NGO calls for EU to drop fingerprints ID card plan


Civil liberties organisation Statewatch has rejected European Commission plans for the mandatory inclusion of two fingerprints in ID cards.

The EC said this a plan for the mandatory inclusion of biometrics (two fingerprints and a facial image) in all EU Member States’ identity cards is needed “in order to further increase effectiveness in terms of security.” 

In a statement, Statewatch said there has been no attempt by the Commission to demonstrate the necessity or proportionality of the proposal, despite this being a requirement for any EU measure that infringes upon fundamental rights.

The group said the Commission’s own impact assessment recommended that excluding mandatory fingerprinting from the proposals was the most “efficient and proportional” policy option available. 
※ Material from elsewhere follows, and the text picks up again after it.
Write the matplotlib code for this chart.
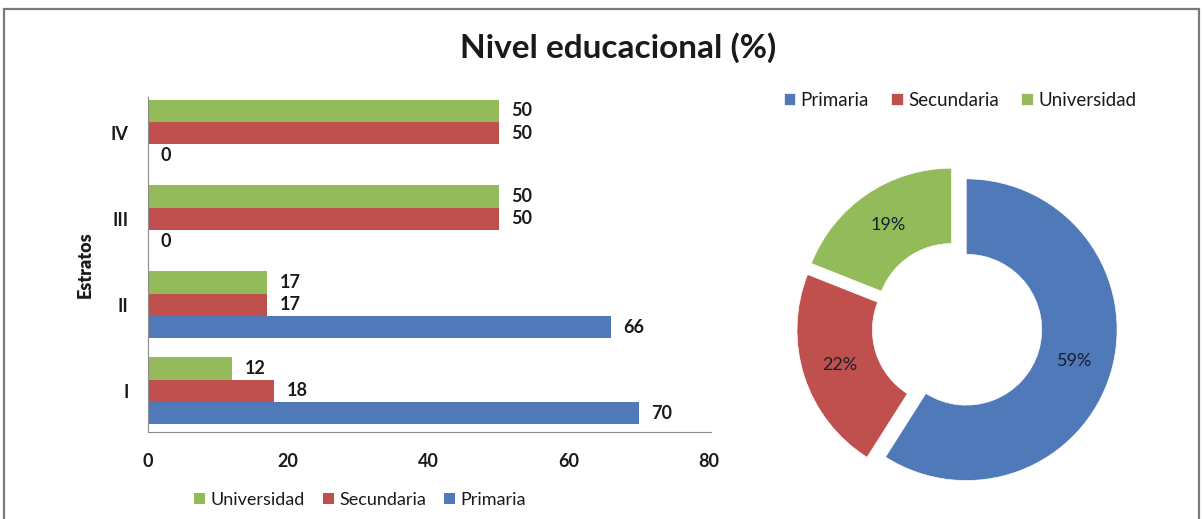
import matplotlib

matplotlib.use("Agg")

import matplotlib.pyplot as plt
import numpy as np
from matplotlib.patches import Rectangle

plt.rcParams["font.family"] = ["Lato", "DejaVu Sans"]

BLUE = "#4F79B9"
RED = "#C0504D"
GREEN = "#94BB59"
DARK = "#1a1a1a"

estratos = ["I", "II", "III", "IV"]
primaria = [70, 66, 0, 0]
secundaria = [18, 17, 50, 50]
universidad = [12, 17, 50, 50]

pie_labels = ["Primaria", "Secundaria", "Universidad"]
pie_values = [59, 22, 19]

fig = plt.figure(figsize=(12.03, 5.19), dpi=100)
fig.patch.set_facecolor("white")

# frame around the whole graphic
fig.patches.append(Rectangle((4 / 1203, -0.05), 1195 / 1203, 1.05 - 9 / 519,
                             transform=fig.transFigure, fill=False,
                             edgecolor="#7a7a7a", linewidth=1.6, clip_on=False))

fig.text(618 / 1203, 1 - 48 / 519, "Nivel educacional (%)", ha="center", va="center",
         fontsize=24, fontweight="bold", color=DARK)

# --- bar chart ---
ax = fig.add_axes([148 / 1203, 87 / 519, 563 / 1203, 335 / 519])
y = np.arange(len(estratos))
h = 0.26
b1 = ax.barh(y - h, primaria, height=h, color=BLUE, label="Primaria")
b2 = ax.barh(y, secundaria, height=h, color=RED, label="Secundaria")
b3 = ax.barh(y + h, universidad, height=h, color=GREEN, label="Universidad")
for bars in (b1, b2, b3):
    ax.bar_label(bars, padding=9, fontsize=13, fontweight="bold", color=DARK)

ax.set_xlim(0, 80.3)
ax.set_ylim(-0.48, 3.42)
ax.set_xticks([0, 20, 40, 60, 80])
ax.set_yticks(y)
ax.set_yticklabels(estratos)
ax.tick_params(axis="both", length=0, labelsize=13, colors=DARK)
ax.tick_params(axis="x", pad=15)
ax.tick_params(axis="y", pad=14)
for lab in ax.get_xticklabels() + ax.get_yticklabels():
    lab.set_fontweight("bold")
ax.set_ylabel("Estratos", fontsize=13, fontweight="heavy", color=DARK, labelpad=12)
ax.spines["top"].set_visible(False)
ax.spines["right"].set_visible(False)
ax.spines["left"].set_color("#8c8c8c")
ax.spines["bottom"].set_color("#8c8c8c")

fig.legend([b3, b2, b1], ["Universidad", "Secundaria", "Primaria"],
           loc="center", bbox_to_anchor=(360 / 1203, 1 - 500 / 519), ncol=3,
           frameon=False, fontsize=13, handlelength=0.6, handleheight=0.6,
           handletextpad=0.3, columnspacing=1.0, labelcolor=DARK)

# --- donut ---
ax2 = fig.add_axes([(957 - 181) / 1203, (192 - 181) / 519, 362 / 1203, 362 / 519])
wedges, _, autotexts = ax2.pie(
    pie_values, colors=[BLUE, RED, GREEN], startangle=90, counterclock=False,
    explode=[0.064, 0.064, 0.064], autopct="%1.0f%%", pctdistance=0.75,
    wedgeprops={"width": 0.5, "edgecolor": "white", "linewidth": 0.5},
    textprops={"fontsize": 13, "color": "#15202e"})
ax2.set_xlim(-1.2, 1.2)
ax2.set_ylim(-1.2, 1.2)
ax2.set_aspect("equal")

fig.legend(wedges, pie_labels, loc="center", bbox_to_anchor=(960 / 1203, 1 - 100 / 519),
           ncol=3, frameon=False, fontsize=13.5, handlelength=0.6, handleheight=0.6,
           handletextpad=0.3, columnspacing=1.2, labelcolor=DARK)

fig.savefig("out.png", dpi=100, facecolor="white")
Some 370 million people will be affected by the measure – almost 85% of the EU’s 440 million citizens. Those 370 million people are all the EU’s “potential ID card holders”, 175 million of whom would be subject to a new obligation to provide fingerprints for ID cards.

"The Commission’s only attempt to justify this infringement of the right to privacy (aside from warnings that poor document security 'hampers the free movement of citizens and undermines security within borders') is that the 'inclusion of two biometric identifiers (facial image, fingerprints) will improve the identification of persons,' and align the security levels of various types of document issued to both EU and non-EU citizens, " wrote the group.

Chris Jones, a researcher at Statewatch, said: “Measures to enhance peoples’ ability to move freely within the EU and that genuinely seek to address terrorism and organised crime are, in principle, to be welcomed. However, there is no link between these two aspirations and the compulsory fingerprinting of 85% of the EU population.

“The proposal for the mandatory inclusion of fingerprints in national ID cards is irrelevant and unjustified, and should be rejected by the European Parliament and the Council when they begin discussing the Commission’s proposals.”